* **TASK DESCRIPTION**:
Images are not part of the copy; write out the rest of the data exactly as given.

## BEGIN COLLECTED MATERIAL

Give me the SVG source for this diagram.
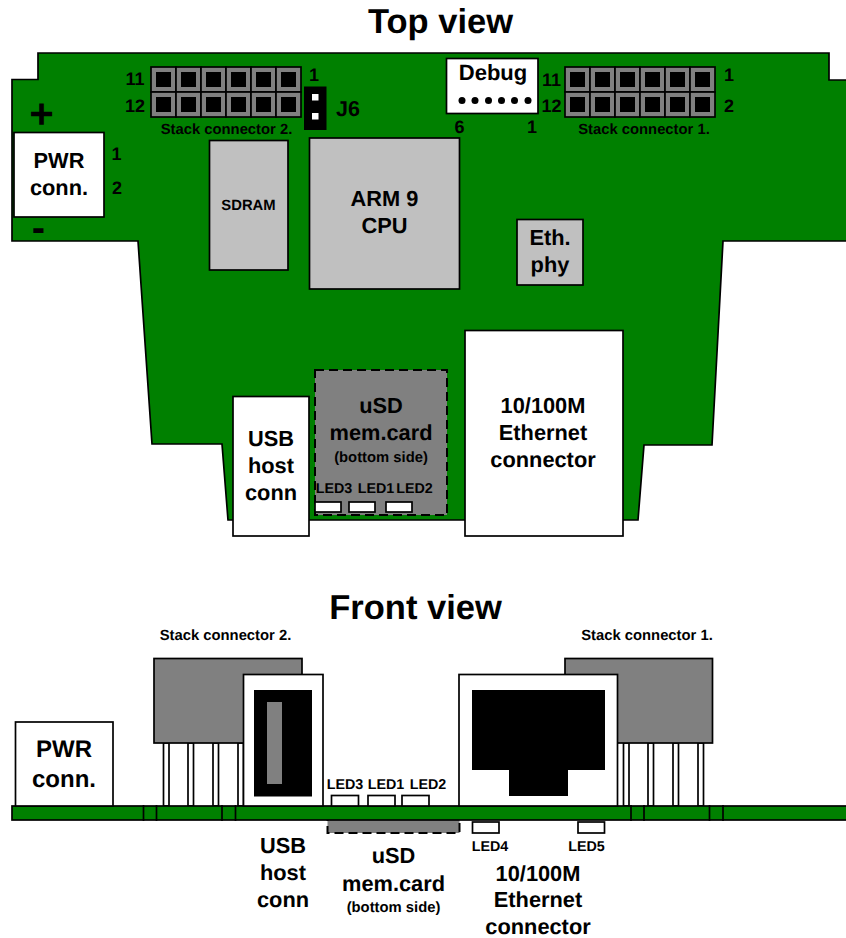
<svg xmlns="http://www.w3.org/2000/svg" width="846" height="938" viewBox="0 0 846 938">
<style>
text{font-family:"Liberation Sans",Arial,sans-serif;font-weight:bold;fill:#000;text-anchor:middle;text-rendering:geometricPrecision}
.b{stroke:#000;stroke-width:1.7}
.w{fill:#fff}.g{fill:#808080}.c{fill:#c0c0c0}.p{fill:#008000}.k{fill:#000;stroke:none}
.d{stroke-dasharray:9 5;stroke-width:2}
.t{font-size:34.5px}.l{font-size:21.8px}.f{font-size:24px}.s{font-size:14.8px}.n{font-size:18px}.e{font-size:14.3px}
</style>
<defs>
<g id="cell"><rect class="b g" width="25" height="25"/><rect class="k" x="5" y="5" width="15" height="15"/></g>
<g id="hdr"><use href="#cell"/><use href="#cell" x="25"/><use href="#cell" x="50"/><use href="#cell" x="75"/><use href="#cell" x="100"/><use href="#cell" x="125"/>
<use href="#cell" y="25"/><use href="#cell" x="25" y="25"/><use href="#cell" x="50" y="25"/><use href="#cell" x="75" y="25"/><use href="#cell" x="100" y="25"/><use href="#cell" x="125" y="25"/></g>
<rect id="pin" class="b w" width="5.5" height="63"/>
</defs>
<text class="t" x="440.500" y="33">Top view</text>
<g id="top-board"><path class="b p" d="M860 80H829V53H38V79.500H12V241H138L152 444H222L228 520H638L644 445H712L723 241H860Z"/>
<text x="41.500" y="128" style="font-size:42px">+</text><text x="38.500" y="241" style="font-size:40px">-</text></g>
<g id="top-stack2"><use href="#hdr" x="151" y="67"/>
<text class="n" x="135" y="85">11</text><text class="n" x="135" y="112">12</text><text class="n" x="314" y="81">1</text>
<text class="s" x="226.500" y="134">Stack connector 2.</text></g>
<g id="top-j6"><rect class="k" x="304" y="86.500" width="22.500" height="43.500"/><rect class="w" x="312" y="94" width="6.500" height="6.500"/><rect class="w" x="312" y="113" width="6.500" height="6.500"/>
<text x="348" y="116" style="font-size:21.500px">J6</text></g>
<g id="top-stack1"><use href="#hdr" x="565" y="67"/>
<text class="n" x="551.500" y="86">11</text><text class="n" x="551.500" y="112">12</text><text class="n" x="729" y="81">1</text><text class="n" x="729" y="112">2</text>
<text class="s" x="644" y="134">Stack connector 1.</text></g>
<g id="top-debug"><rect class="b w" x="446.500" y="58.500" width="91.500" height="55"/><text x="493" y="80" style="font-size:22px">Debug</text>
<circle class="k" cx="462" cy="100.500" r="3.500"/><circle class="k" cx="475" cy="100.500" r="3.500"/><circle class="k" cx="488.500" cy="100.500" r="3.500"/><circle class="k" cx="501.500" cy="100.500" r="3.500"/><circle class="k" cx="514.500" cy="100.500" r="3.500"/><circle class="k" cx="528" cy="100.500" r="3.500"/>
<text class="n" x="459.500" y="133">6</text><text class="n" x="532" y="133">1</text></g>
<g id="top-pwr"><rect class="b w" x="14" y="132.500" width="90" height="84.500"/><text class="l" x="59" y="168">PWR</text><text class="l" x="59" y="195">conn.</text>
<text class="n" x="116.500" y="160">1</text><text class="n" x="117" y="194">2</text></g>
<g id="top-sdram"><rect class="b c" x="209.500" y="140.500" width="78.500" height="129.500"/><text class="s" x="248.500" y="210">SDRAM</text></g>
<g id="top-cpu"><rect class="b c" x="309.500" y="138" width="150" height="151"/><text class="l" x="384.500" y="206">ARM 9</text><text class="l" x="384.500" y="233">CPU</text></g>
<g id="top-eth-phy"><rect class="b c" x="517" y="219.500" width="66" height="65.500"/><text class="l" x="550" y="245">Eth.</text><text class="l" x="550" y="272">phy</text></g>
<g id="top-usd"><rect class="b g d" x="315" y="370" width="132" height="145"/><text class="l" x="381" y="413">uSD</text><text class="l" x="381" y="440">mem.card</text><text class="s" x="381" y="462">(bottom side)</text>
<text class="e" x="334" y="493">LED3</text><text class="e" x="376" y="493">LED1</text><text class="e" x="414.500" y="493">LED2</text>
<rect class="b w" x="315" y="502" width="26" height="10"/><rect class="b w" x="349" y="502" width="26" height="10"/><rect class="b w" x="386" y="502" width="26" height="10"/></g>
<g id="top-usb"><rect class="b w" x="233" y="396.500" width="76" height="139.500"/><text class="l" x="271" y="446">USB</text><text class="l" x="271" y="473">host</text><text class="l" x="271" y="500">conn</text></g>
<g id="top-ethernet"><rect class="b w" x="465" y="330.500" width="158" height="205.500"/><text class="l" x="543" y="413">10/100M</text><text class="l" x="543" y="440">Ethernet</text><text class="l" x="543" y="467">connector</text></g>

<text class="t" x="415.500" y="619">Front view</text>
<text class="s" x="225.500" y="640">Stack connector 2.</text><text class="s" x="647" y="640">Stack connector 1.</text>
<g id="front-stack2"><use href="#pin" x="163.500" y="743"/><use href="#pin" x="188" y="743"/><use href="#pin" x="213" y="743"/><use href="#pin" x="238" y="743"/><rect class="b g" x="154" y="658.500" width="148" height="84.500"/></g>
<g id="front-stack1"><use href="#pin" x="623.500" y="743"/><use href="#pin" x="648" y="743"/><use href="#pin" x="673" y="743"/><use href="#pin" x="698" y="743"/><rect class="b g" x="565" y="658.500" width="147.500" height="84.500"/></g>
<g id="front-usd"><rect class="b g d" x="327.500" y="815" width="132" height="18"/></g>
<g id="front-board"><rect class="b p" x="12" y="806" width="850" height="14"/>
<path class="b" fill="none" d="M143.500 805V821M156.500 805V821M222 805V821M235.500 805V821M631 805V821M644 805V821M709.500 805V821M723 805V821"/></g>
<g id="front-pwr"><rect class="b w" x="15.500" y="722" width="97.500" height="84"/><text class="f" x="64" y="757">PWR</text><text class="f" x="64" y="787">conn.</text></g>
<g id="front-usb"><rect class="b w" x="243.500" y="674.500" width="79.500" height="131.500"/><rect class="k" x="254" y="690" width="58" height="106.500"/><rect class="g" x="267" y="702" width="15" height="82"/></g>
<g id="front-ethernet"><rect class="b w" x="459" y="674.500" width="158.500" height="131.500"/><path class="k" d="M472 690H605V770H568V796H509V770H472Z"/></g>
<g id="front-leds"><rect class="b w" x="331.500" y="795.500" width="27" height="10.500"/><rect class="b w" x="368" y="795.500" width="27" height="10.500"/><rect class="b w" x="402" y="795.500" width="27" height="10.500"/>
<text class="e" x="345" y="789">LED3</text><text class="e" x="386" y="789">LED1</text><text class="e" x="428" y="789">LED2</text>
<rect class="b w" x="472.500" y="822" width="26.500" height="11"/><rect class="b w" x="578" y="822" width="26.500" height="11"/>
<text class="e" x="490" y="851">LED4</text><text class="e" x="586.500" y="851">LED5</text></g>
<g id="front-labels"><text class="l" x="283" y="853">USB</text><text class="l" x="283" y="880">host</text><text class="l" x="283" y="907">conn</text>
<text class="l" x="393.500" y="863">uSD</text><text class="l" x="393.500" y="891">mem.card</text><text class="s" x="393.500" y="912">(bottom side)</text>
<text class="l" x="538" y="881">10/100M</text><text class="l" x="538" y="907">Ethernet</text><text class="l" x="538" y="934">connector</text></g>
</svg>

## END COLLECTED MATERIAL

* **COMPLETED EXERCISE**:
Give me the SVG source for this diagram.
<svg xmlns="http://www.w3.org/2000/svg" width="846" height="938" viewBox="0 0 846 938">
<style>
text{font-family:"Liberation Sans",Arial,sans-serif;font-weight:bold;fill:#000;text-anchor:middle;text-rendering:geometricPrecision}
.b{stroke:#000;stroke-width:1.7}
.w{fill:#fff}.g{fill:#808080}.c{fill:#c0c0c0}.p{fill:#008000}.k{fill:#000;stroke:none}
.d{stroke-dasharray:9 5;stroke-width:2}
.t{font-size:34.5px}.l{font-size:21.8px}.f{font-size:24px}.s{font-size:14.8px}.n{font-size:18px}.e{font-size:14.3px}
</style>
<defs>
<g id="cell"><rect class="b g" width="25" height="25"/><rect class="k" x="5" y="5" width="15" height="15"/></g>
<g id="hdr"><use href="#cell"/><use href="#cell" x="25"/><use href="#cell" x="50"/><use href="#cell" x="75"/><use href="#cell" x="100"/><use href="#cell" x="125"/>
<use href="#cell" y="25"/><use href="#cell" x="25" y="25"/><use href="#cell" x="50" y="25"/><use href="#cell" x="75" y="25"/><use href="#cell" x="100" y="25"/><use href="#cell" x="125" y="25"/></g>
<rect id="pin" class="b w" width="5.5" height="63"/>
</defs>
<text class="t" x="440.500" y="33">Top view</text>
<g id="top-board"><path class="b p" d="M860 80H829V53H38V79.500H12V241H138L152 444H222L228 520H638L644 445H712L723 241H860Z"/>
<text x="41.500" y="128" style="font-size:42px">+</text><text x="38.500" y="241" style="font-size:40px">-</text></g>
<g id="top-stack2"><use href="#hdr" x="151" y="67"/>
<text class="n" x="135" y="85">11</text><text class="n" x="135" y="112">12</text><text class="n" x="314" y="81">1</text>
<text class="s" x="226.500" y="134">Stack connector 2.</text></g>
<g id="top-j6"><rect class="k" x="304" y="86.500" width="22.500" height="43.500"/><rect class="w" x="312" y="94" width="6.500" height="6.500"/><rect class="w" x="312" y="113" width="6.500" height="6.500"/>
<text x="348" y="116" style="font-size:21.500px">J6</text></g>
<g id="top-stack1"><use href="#hdr" x="565" y="67"/>
<text class="n" x="551.500" y="86">11</text><text class="n" x="551.500" y="112">12</text><text class="n" x="729" y="81">1</text><text class="n" x="729" y="112">2</text>
<text class="s" x="644" y="134">Stack connector 1.</text></g>
<g id="top-debug"><rect class="b w" x="446.500" y="58.500" width="91.500" height="55"/><text x="493" y="80" style="font-size:22px">Debug</text>
<circle class="k" cx="462" cy="100.500" r="3.500"/><circle class="k" cx="475" cy="100.500" r="3.500"/><circle class="k" cx="488.500" cy="100.500" r="3.500"/><circle class="k" cx="501.500" cy="100.500" r="3.500"/><circle class="k" cx="514.500" cy="100.500" r="3.500"/><circle class="k" cx="528" cy="100.500" r="3.500"/>
<text class="n" x="459.500" y="133">6</text><text class="n" x="532" y="133">1</text></g>
<g id="top-pwr"><rect class="b w" x="14" y="132.500" width="90" height="84.500"/><text class="l" x="59" y="168">PWR</text><text class="l" x="59" y="195">conn.</text>
<text class="n" x="116.500" y="160">1</text><text class="n" x="117" y="194">2</text></g>
<g id="top-sdram"><rect class="b c" x="209.500" y="140.500" width="78.500" height="129.500"/><text class="s" x="248.500" y="210">SDRAM</text></g>
<g id="top-cpu"><rect class="b c" x="309.500" y="138" width="150" height="151"/><text class="l" x="384.500" y="206">ARM 9</text><text class="l" x="384.500" y="233">CPU</text></g>
<g id="top-eth-phy"><rect class="b c" x="517" y="219.500" width="66" height="65.500"/><text class="l" x="550" y="245">Eth.</text><text class="l" x="550" y="272">phy</text></g>
<g id="top-usd"><rect class="b g d" x="315" y="370" width="132" height="145"/><text class="l" x="381" y="413">uSD</text><text class="l" x="381" y="440">mem.card</text><text class="s" x="381" y="462">(bottom side)</text>
<text class="e" x="334" y="493">LED3</text><text class="e" x="376" y="493">LED1</text><text class="e" x="414.500" y="493">LED2</text>
<rect class="b w" x="315" y="502" width="26" height="10"/><rect class="b w" x="349" y="502" width="26" height="10"/><rect class="b w" x="386" y="502" width="26" height="10"/></g>
<g id="top-usb"><rect class="b w" x="233" y="396.500" width="76" height="139.500"/><text class="l" x="271" y="446">USB</text><text class="l" x="271" y="473">host</text><text class="l" x="271" y="500">conn</text></g>
<g id="top-ethernet"><rect class="b w" x="465" y="330.500" width="158" height="205.500"/><text class="l" x="543" y="413">10/100M</text><text class="l" x="543" y="440">Ethernet</text><text class="l" x="543" y="467">connector</text></g>

<text class="t" x="415.500" y="619">Front view</text>
<text class="s" x="225.500" y="640">Stack connector 2.</text><text class="s" x="647" y="640">Stack connector 1.</text>
<g id="front-stack2"><use href="#pin" x="163.500" y="743"/><use href="#pin" x="188" y="743"/><use href="#pin" x="213" y="743"/><use href="#pin" x="238" y="743"/><rect class="b g" x="154" y="658.500" width="148" height="84.500"/></g>
<g id="front-stack1"><use href="#pin" x="623.500" y="743"/><use href="#pin" x="648" y="743"/><use href="#pin" x="673" y="743"/><use href="#pin" x="698" y="743"/><rect class="b g" x="565" y="658.500" width="147.500" height="84.500"/></g>
<g id="front-usd"><rect class="b g d" x="327.500" y="815" width="132" height="18"/></g>
<g id="front-board"><rect class="b p" x="12" y="806" width="850" height="14"/>
<path class="b" fill="none" d="M143.500 805V821M156.500 805V821M222 805V821M235.500 805V821M631 805V821M644 805V821M709.500 805V821M723 805V821"/></g>
<g id="front-pwr"><rect class="b w" x="15.500" y="722" width="97.500" height="84"/><text class="f" x="64" y="757">PWR</text><text class="f" x="64" y="787">conn.</text></g>
<g id="front-usb"><rect class="b w" x="243.500" y="674.500" width="79.500" height="131.500"/><rect class="k" x="254" y="690" width="58" height="106.500"/><rect class="g" x="267" y="702" width="15" height="82"/></g>
<g id="front-ethernet"><rect class="b w" x="459" y="674.500" width="158.500" height="131.500"/><path class="k" d="M472 690H605V770H568V796H509V770H472Z"/></g>
<g id="front-leds"><rect class="b w" x="331.500" y="795.500" width="27" height="10.500"/><rect class="b w" x="368" y="795.500" width="27" height="10.500"/><rect class="b w" x="402" y="795.500" width="27" height="10.500"/>
<text class="e" x="345" y="789">LED3</text><text class="e" x="386" y="789">LED1</text><text class="e" x="428" y="789">LED2</text>
<rect class="b w" x="472.500" y="822" width="26.500" height="11"/><rect class="b w" x="578" y="822" width="26.500" height="11"/>
<text class="e" x="490" y="851">LED4</text><text class="e" x="586.500" y="851">LED5</text></g>
<g id="front-labels"><text class="l" x="283" y="853">USB</text><text class="l" x="283" y="880">host</text><text class="l" x="283" y="907">conn</text>
<text class="l" x="393.500" y="863">uSD</text><text class="l" x="393.500" y="891">mem.card</text><text class="s" x="393.500" y="912">(bottom side)</text>
<text class="l" x="538" y="881">10/100M</text><text class="l" x="538" y="907">Ethernet</text><text class="l" x="538" y="934">connector</text></g>
</svg>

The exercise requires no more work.